**Exercise prompt:**
Your output is the lines from the first one to the one containing "1.71, 1.98, 2.30, 2.70, 3.13, 3.62, 4.39, 5.29, 6.25, 7.19]", repeated exactly, with images left out.

[Source code of charts]
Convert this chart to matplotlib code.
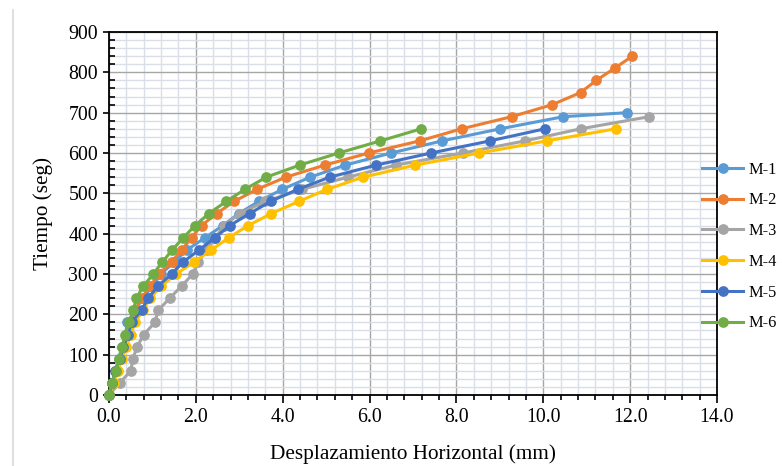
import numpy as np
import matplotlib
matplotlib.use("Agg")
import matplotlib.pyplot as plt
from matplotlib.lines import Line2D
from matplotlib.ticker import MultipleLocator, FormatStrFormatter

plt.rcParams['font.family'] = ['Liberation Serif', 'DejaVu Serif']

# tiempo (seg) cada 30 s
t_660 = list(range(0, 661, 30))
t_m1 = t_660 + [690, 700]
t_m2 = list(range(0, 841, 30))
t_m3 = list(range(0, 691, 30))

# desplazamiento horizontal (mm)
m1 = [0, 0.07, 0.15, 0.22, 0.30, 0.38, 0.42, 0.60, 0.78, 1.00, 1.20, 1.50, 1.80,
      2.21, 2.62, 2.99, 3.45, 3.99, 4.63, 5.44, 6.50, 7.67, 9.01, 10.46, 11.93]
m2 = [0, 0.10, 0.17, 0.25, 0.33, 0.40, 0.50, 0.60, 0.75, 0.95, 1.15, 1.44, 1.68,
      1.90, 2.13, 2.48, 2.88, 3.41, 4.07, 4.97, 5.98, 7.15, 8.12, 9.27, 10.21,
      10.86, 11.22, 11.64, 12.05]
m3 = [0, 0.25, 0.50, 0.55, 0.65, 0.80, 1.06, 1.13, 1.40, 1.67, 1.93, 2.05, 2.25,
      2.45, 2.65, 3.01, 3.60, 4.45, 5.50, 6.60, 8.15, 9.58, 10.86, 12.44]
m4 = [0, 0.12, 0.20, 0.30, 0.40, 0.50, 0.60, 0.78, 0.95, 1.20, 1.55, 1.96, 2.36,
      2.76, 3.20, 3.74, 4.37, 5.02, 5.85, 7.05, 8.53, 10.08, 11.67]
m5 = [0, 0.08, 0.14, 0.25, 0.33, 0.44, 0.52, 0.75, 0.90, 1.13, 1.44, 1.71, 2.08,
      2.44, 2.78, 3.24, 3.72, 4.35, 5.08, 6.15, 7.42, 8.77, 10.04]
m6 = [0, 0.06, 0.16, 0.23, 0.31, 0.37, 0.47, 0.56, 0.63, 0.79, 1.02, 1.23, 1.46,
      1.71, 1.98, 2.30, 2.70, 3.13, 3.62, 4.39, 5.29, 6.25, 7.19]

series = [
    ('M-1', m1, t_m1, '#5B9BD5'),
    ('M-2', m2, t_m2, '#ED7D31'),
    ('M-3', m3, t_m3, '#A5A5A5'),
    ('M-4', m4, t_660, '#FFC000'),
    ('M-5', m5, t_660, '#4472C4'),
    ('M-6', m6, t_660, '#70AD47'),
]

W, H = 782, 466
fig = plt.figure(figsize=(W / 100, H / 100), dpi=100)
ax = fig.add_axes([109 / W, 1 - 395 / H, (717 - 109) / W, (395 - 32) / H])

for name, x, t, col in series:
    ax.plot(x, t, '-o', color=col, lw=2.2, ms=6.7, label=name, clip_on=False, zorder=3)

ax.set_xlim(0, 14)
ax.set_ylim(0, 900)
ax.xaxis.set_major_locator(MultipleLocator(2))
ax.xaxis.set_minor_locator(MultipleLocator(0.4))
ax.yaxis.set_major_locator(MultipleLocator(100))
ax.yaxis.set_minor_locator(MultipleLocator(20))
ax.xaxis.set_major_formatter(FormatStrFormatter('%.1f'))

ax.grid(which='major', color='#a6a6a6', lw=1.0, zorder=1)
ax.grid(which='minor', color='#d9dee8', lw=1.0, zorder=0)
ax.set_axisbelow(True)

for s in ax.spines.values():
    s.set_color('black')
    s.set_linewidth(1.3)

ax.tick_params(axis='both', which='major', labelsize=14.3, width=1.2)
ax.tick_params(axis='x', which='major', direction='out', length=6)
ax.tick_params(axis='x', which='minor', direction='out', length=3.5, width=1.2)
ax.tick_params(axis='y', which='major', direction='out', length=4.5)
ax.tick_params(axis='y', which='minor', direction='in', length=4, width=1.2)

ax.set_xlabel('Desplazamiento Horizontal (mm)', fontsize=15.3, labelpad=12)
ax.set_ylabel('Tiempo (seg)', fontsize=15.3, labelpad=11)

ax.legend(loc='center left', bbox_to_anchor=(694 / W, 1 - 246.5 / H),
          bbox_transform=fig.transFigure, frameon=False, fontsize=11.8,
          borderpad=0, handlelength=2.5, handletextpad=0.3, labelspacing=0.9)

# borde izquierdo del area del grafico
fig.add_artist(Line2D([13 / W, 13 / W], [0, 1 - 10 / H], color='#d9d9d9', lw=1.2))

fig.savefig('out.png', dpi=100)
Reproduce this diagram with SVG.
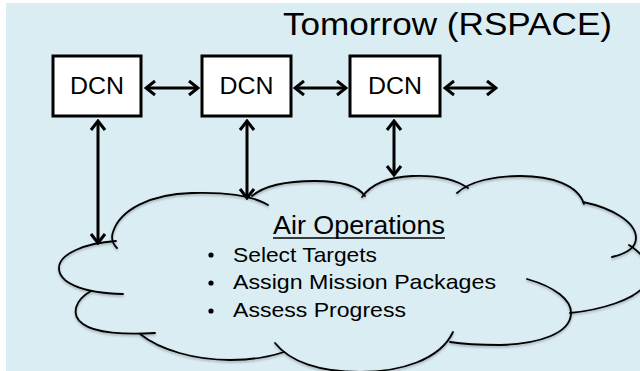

**Solved exercise:**
Convert this chart to matplotlib code.
import numpy as np
import matplotlib
matplotlib.use("Agg")
import matplotlib.pyplot as plt
from matplotlib.lines import Line2D
from matplotlib.ticker import MultipleLocator, FormatStrFormatter

plt.rcParams['font.family'] = ['Liberation Serif', 'DejaVu Serif']

# tiempo (seg) cada 30 s
t_660 = list(range(0, 661, 30))
t_m1 = t_660 + [690, 700]
t_m2 = list(range(0, 841, 30))
t_m3 = list(range(0, 691, 30))

# desplazamiento horizontal (mm)
m1 = [0, 0.07, 0.15, 0.22, 0.30, 0.38, 0.42, 0.60, 0.78, 1.00, 1.20, 1.50, 1.80,
      2.21, 2.62, 2.99, 3.45, 3.99, 4.63, 5.44, 6.50, 7.67, 9.01, 10.46, 11.93]
m2 = [0, 0.10, 0.17, 0.25, 0.33, 0.40, 0.50, 0.60, 0.75, 0.95, 1.15, 1.44, 1.68,
      1.90, 2.13, 2.48, 2.88, 3.41, 4.07, 4.97, 5.98, 7.15, 8.12, 9.27, 10.21,
      10.86, 11.22, 11.64, 12.05]
m3 = [0, 0.25, 0.50, 0.55, 0.65, 0.80, 1.06, 1.13, 1.40, 1.67, 1.93, 2.05, 2.25,
      2.45, 2.65, 3.01, 3.60, 4.45, 5.50, 6.60, 8.15, 9.58, 10.86, 12.44]
m4 = [0, 0.12, 0.20, 0.30, 0.40, 0.50, 0.60, 0.78, 0.95, 1.20, 1.55, 1.96, 2.36,
      2.76, 3.20, 3.74, 4.37, 5.02, 5.85, 7.05, 8.53, 10.08, 11.67]
m5 = [0, 0.08, 0.14, 0.25, 0.33, 0.44, 0.52, 0.75, 0.90, 1.13, 1.44, 1.71, 2.08,
      2.44, 2.78, 3.24, 3.72, 4.35, 5.08, 6.15, 7.42, 8.77, 10.04]
m6 = [0, 0.06, 0.16, 0.23, 0.31, 0.37, 0.47, 0.56, 0.63, 0.79, 1.02, 1.23, 1.46,
      1.71, 1.98, 2.30, 2.70, 3.13, 3.62, 4.39, 5.29, 6.25, 7.19]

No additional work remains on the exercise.